> [Task goal] Transcribe all of the material exactly, except for its pictures.
* BEGIN *
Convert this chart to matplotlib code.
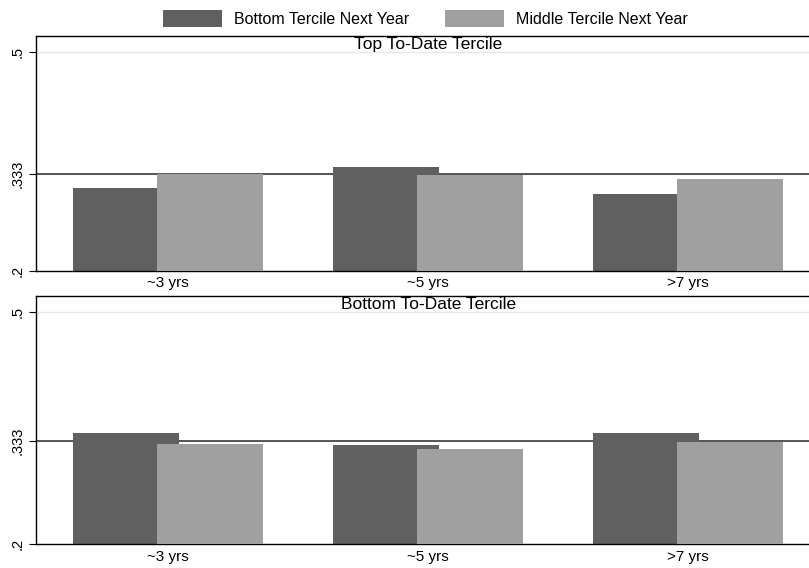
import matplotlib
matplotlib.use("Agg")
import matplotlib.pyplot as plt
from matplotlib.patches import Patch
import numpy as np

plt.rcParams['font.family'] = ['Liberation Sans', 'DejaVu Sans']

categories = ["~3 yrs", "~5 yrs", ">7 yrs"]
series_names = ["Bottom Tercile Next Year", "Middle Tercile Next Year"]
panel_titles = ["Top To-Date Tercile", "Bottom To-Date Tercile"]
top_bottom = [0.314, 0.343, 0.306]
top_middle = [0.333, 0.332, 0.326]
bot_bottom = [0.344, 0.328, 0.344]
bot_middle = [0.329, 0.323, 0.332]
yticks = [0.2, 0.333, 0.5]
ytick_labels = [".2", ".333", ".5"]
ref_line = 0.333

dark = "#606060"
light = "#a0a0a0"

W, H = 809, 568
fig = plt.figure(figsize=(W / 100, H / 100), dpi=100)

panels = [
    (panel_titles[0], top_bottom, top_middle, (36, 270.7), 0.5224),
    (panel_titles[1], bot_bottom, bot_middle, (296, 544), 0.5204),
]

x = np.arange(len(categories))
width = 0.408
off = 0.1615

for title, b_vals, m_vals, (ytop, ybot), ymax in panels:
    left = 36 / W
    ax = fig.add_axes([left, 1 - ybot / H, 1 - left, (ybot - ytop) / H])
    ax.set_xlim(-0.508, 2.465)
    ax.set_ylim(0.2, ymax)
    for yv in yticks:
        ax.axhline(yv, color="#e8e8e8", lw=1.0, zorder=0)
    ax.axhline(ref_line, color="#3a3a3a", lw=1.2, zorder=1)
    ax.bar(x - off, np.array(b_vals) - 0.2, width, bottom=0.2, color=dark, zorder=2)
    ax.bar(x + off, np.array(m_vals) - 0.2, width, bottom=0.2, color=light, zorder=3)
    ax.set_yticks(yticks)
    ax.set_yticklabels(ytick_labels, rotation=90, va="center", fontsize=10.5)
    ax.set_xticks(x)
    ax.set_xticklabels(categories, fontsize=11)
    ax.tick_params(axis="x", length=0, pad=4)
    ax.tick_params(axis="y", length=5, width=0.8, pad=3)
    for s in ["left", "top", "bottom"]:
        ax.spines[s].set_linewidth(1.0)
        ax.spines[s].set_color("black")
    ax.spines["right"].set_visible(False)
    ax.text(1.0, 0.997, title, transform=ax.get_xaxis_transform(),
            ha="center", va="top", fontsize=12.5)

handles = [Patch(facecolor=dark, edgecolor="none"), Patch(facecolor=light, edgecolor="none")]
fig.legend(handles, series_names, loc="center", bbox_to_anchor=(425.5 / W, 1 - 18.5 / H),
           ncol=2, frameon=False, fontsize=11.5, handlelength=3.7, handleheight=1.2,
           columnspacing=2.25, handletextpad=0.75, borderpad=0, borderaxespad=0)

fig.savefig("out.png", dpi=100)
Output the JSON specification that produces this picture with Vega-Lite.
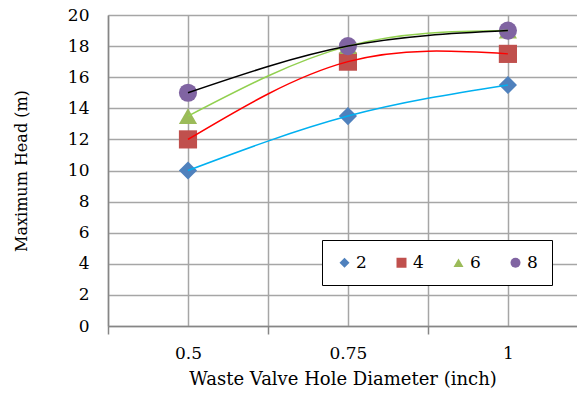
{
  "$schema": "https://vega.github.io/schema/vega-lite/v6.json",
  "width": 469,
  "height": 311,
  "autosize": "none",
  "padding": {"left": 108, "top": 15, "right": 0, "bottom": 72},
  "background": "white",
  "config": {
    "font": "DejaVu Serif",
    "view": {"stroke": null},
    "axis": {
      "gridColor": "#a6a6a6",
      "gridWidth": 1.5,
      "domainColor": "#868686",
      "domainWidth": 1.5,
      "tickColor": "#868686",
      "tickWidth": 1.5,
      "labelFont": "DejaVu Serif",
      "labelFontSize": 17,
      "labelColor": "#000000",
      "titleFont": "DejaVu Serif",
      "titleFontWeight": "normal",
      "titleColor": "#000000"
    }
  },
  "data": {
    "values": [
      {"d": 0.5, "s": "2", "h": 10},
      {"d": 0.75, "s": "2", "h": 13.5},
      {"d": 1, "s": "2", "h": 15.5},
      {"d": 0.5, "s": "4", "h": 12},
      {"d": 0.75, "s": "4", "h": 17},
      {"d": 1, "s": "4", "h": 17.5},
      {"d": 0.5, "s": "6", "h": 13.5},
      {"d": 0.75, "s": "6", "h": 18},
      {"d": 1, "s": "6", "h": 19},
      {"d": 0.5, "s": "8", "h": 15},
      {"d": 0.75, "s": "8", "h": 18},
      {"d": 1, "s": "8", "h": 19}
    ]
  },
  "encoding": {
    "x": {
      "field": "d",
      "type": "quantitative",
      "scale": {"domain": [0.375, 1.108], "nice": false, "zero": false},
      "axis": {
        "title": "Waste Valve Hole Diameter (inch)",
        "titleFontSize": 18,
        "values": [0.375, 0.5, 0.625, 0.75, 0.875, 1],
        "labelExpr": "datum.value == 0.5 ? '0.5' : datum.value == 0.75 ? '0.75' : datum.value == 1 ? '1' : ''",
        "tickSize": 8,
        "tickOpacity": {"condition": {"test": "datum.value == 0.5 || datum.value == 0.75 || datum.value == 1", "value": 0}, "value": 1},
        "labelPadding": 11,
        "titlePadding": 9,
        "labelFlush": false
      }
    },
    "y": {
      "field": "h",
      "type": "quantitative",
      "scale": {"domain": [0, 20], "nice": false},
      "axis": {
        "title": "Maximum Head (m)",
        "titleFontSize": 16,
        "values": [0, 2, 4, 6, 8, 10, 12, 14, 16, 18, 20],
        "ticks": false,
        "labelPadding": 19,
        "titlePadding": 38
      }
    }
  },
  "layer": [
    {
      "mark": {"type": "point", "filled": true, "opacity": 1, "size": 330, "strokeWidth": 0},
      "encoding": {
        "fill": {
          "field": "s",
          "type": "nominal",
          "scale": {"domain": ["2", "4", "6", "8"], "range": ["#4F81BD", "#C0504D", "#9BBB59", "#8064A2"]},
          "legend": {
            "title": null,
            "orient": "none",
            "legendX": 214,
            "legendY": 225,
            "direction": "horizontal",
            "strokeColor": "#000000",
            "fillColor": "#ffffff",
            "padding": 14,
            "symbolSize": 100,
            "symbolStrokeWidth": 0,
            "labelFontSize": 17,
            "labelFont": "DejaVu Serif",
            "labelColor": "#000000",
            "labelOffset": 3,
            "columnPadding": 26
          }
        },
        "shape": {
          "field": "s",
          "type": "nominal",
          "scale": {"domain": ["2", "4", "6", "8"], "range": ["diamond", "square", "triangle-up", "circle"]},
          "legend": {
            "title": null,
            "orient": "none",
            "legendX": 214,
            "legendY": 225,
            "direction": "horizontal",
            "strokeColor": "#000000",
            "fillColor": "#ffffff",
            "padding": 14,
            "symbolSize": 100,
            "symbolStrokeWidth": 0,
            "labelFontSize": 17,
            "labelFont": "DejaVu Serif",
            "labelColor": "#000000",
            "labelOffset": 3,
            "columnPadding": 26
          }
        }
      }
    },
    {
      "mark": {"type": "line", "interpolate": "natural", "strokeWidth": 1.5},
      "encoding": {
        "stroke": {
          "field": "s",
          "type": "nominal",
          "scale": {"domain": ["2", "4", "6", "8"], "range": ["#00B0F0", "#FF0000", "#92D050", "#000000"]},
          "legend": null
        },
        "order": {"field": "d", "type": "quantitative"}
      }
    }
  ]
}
* END *
> [Solution]
Convert this chart to matplotlib code.
import matplotlib
matplotlib.use("Agg")
import matplotlib.pyplot as plt
from matplotlib.patches import Patch
import numpy as np

plt.rcParams['font.family'] = ['Liberation Sans', 'DejaVu Sans']

categories = ["~3 yrs", "~5 yrs", ">7 yrs"]
series_names = ["Bottom Tercile Next Year", "Middle Tercile Next Year"]
panel_titles = ["Top To-Date Tercile", "Bottom To-Date Tercile"]
top_bottom = [0.314, 0.343, 0.306]
top_middle = [0.333, 0.332, 0.326]
bot_bottom = [0.344, 0.328, 0.344]
bot_middle = [0.329, 0.323, 0.332]
yticks = [0.2, 0.333, 0.5]
ytick_labels = [".2", ".333", ".5"]
ref_line = 0.333

dark = "#606060"
light = "#a0a0a0"

W, H = 809, 568
fig = plt.figure(figsize=(W / 100, H / 100), dpi=100)

panels = [
    (panel_titles[0], top_bottom, top_middle, (36, 270.7), 0.5224),
    (panel_titles[1], bot_bottom, bot_middle, (296, 544), 0.5204),
]

x = np.arange(len(categories))
width = 0.408
off = 0.1615

for title, b_vals, m_vals, (ytop, ybot), ymax in panels:
    left = 36 / W
    ax = fig.add_axes([left, 1 - ybot / H, 1 - left, (ybot - ytop) / H])
    ax.set_xlim(-0.508, 2.465)
    ax.set_ylim(0.2, ymax)
    for yv in yticks:
        ax.axhline(yv, color="#e8e8e8", lw=1.0, zorder=0)
    ax.axhline(ref_line, color="#3a3a3a", lw=1.2, zorder=1)
    ax.bar(x - off, np.array(b_vals) - 0.2, width, bottom=0.2, color=dark, zorder=2)
    ax.bar(x + off, np.array(m_vals) - 0.2, width, bottom=0.2, color=light, zorder=3)
    ax.set_yticks(yticks)
    ax.set_yticklabels(ytick_labels, rotation=90, va="center", fontsize=10.5)
    ax.set_xticks(x)
    ax.set_xticklabels(categories, fontsize=11)
    ax.tick_params(axis="x", length=0, pad=4)
    ax.tick_params(axis="y", length=5, width=0.8, pad=3)
    for s in ["left", "top", "bottom"]:
        ax.spines[s].set_linewidth(1.0)
        ax.spines[s].set_color("black")
    ax.spines["right"].set_visible(False)
    ax.text(1.0, 0.997, title, transform=ax.get_xaxis_transform(),
            ha="center", va="top", fontsize=12.5)

handles = [Patch(facecolor=dark, edgecolor="none"), Patch(facecolor=light, edgecolor="none")]
fig.legend(handles, series_names, loc="center", bbox_to_anchor=(425.5 / W, 1 - 18.5 / H),
           ncol=2, frameon=False, fontsize=11.5, handlelength=3.7, handleheight=1.2,
           columnspacing=2.25, handletextpad=0.75, borderpad=0, borderaxespad=0)

fig.savefig("out.png", dpi=100)
Output the JSON specification that produces this picture with Vega-Lite.
{
  "$schema": "https://vega.github.io/schema/vega-lite/v6.json",
  "width": 469,
  "height": 311,
  "autosize": "none",
  "padding": {"left": 108, "top": 15, "right": 0, "bottom": 72},
  "background": "white",
  "config": {
    "font": "DejaVu Serif",
    "view": {"stroke": null},
    "axis": {
      "gridColor": "#a6a6a6",
      "gridWidth": 1.5,
      "domainColor": "#868686",
      "domainWidth": 1.5,
      "tickColor": "#868686",
      "tickWidth": 1.5,
      "labelFont": "DejaVu Serif",
      "labelFontSize": 17,
      "labelColor": "#000000",
      "titleFont": "DejaVu Serif",
      "titleFontWeight": "normal",
      "titleColor": "#000000"
    }
  },
  "data": {
    "values": [
      {"d": 0.5, "s": "2", "h": 10},
      {"d": 0.75, "s": "2", "h": 13.5},
      {"d": 1, "s": "2", "h": 15.5},
      {"d": 0.5, "s": "4", "h": 12},
      {"d": 0.75, "s": "4", "h": 17},
      {"d": 1, "s": "4", "h": 17.5},
      {"d": 0.5, "s": "6", "h": 13.5},
      {"d": 0.75, "s": "6", "h": 18},
      {"d": 1, "s": "6", "h": 19},
      {"d": 0.5, "s": "8", "h": 15},
      {"d": 0.75, "s": "8", "h": 18},
      {"d": 1, "s": "8", "h": 19}
    ]
  },
  "encoding": {
    "x": {
      "field": "d",
      "type": "quantitative",
      "scale": {"domain": [0.375, 1.108], "nice": false, "zero": false},
      "axis": {
        "title": "Waste Valve Hole Diameter (inch)",
        "titleFontSize": 18,
        "values": [0.375, 0.5, 0.625, 0.75, 0.875, 1],
        "labelExpr": "datum.value == 0.5 ? '0.5' : datum.value == 0.75 ? '0.75' : datum.value == 1 ? '1' : ''",
        "tickSize": 8,
        "tickOpacity": {"condition": {"test": "datum.value == 0.5 || datum.value == 0.75 || datum.value == 1", "value": 0}, "value": 1},
        "labelPadding": 11,
        "titlePadding": 9,
        "labelFlush": false
      }
    },
    "y": {
      "field": "h",
      "type": "quantitative",
      "scale": {"domain": [0, 20], "nice": false},
      "axis": {
        "title": "Maximum Head (m)",
        "titleFontSize": 16,
        "values": [0, 2, 4, 6, 8, 10, 12, 14, 16, 18, 20],
        "ticks": false,
        "labelPadding": 19,
        "titlePadding": 38
      }
    }
  },
  "layer": [
    {
      "mark": {"type": "point", "filled": true, "opacity": 1, "size": 330, "strokeWidth": 0},
      "encoding": {
        "fill": {
          "field": "s",
          "type": "nominal",
          "scale": {"domain": ["2", "4", "6", "8"], "range": ["#4F81BD", "#C0504D", "#9BBB59", "#8064A2"]},
          "legend": {
            "title": null,
            "orient": "none",
            "legendX": 214,
            "legendY": 225,
            "direction": "horizontal",
            "strokeColor": "#000000",
            "fillColor": "#ffffff",
            "padding": 14,
            "symbolSize": 100,
            "symbolStrokeWidth": 0,
            "labelFontSize": 17,
            "labelFont": "DejaVu Serif",
            "labelColor": "#000000",
            "labelOffset": 3,
            "columnPadding": 26
          }
        },
        "shape": {
          "field": "s",
          "type": "nominal",
          "scale": {"domain": ["2", "4", "6", "8"], "range": ["diamond", "square", "triangle-up", "circle"]},
          "legend": {
            "title": null,
            "orient": "none",
            "legendX": 214,
            "legendY": 225,
            "direction": "horizontal",
            "strokeColor": "#000000",
            "fillColor": "#ffffff",
            "padding": 14,
            "symbolSize": 100,
            "symbolStrokeWidth": 0,
            "labelFontSize": 17,
            "labelFont": "DejaVu Serif",
            "labelColor": "#000000",
            "labelOffset": 3,
            "columnPadding": 26
          }
        }
      }
    },
    {
      "mark": {"type": "line", "interpolate": "natural", "strokeWidth": 1.5},
      "encoding": {
        "stroke": {
          "field": "s",
          "type": "nominal",
          "scale": {"domain": ["2", "4", "6", "8"], "range": ["#00B0F0", "#FF0000", "#92D050", "#000000"]},
          "legend": null
        },
        "order": {"field": "d", "type": "quantitative"}
      }
    }
  ]
}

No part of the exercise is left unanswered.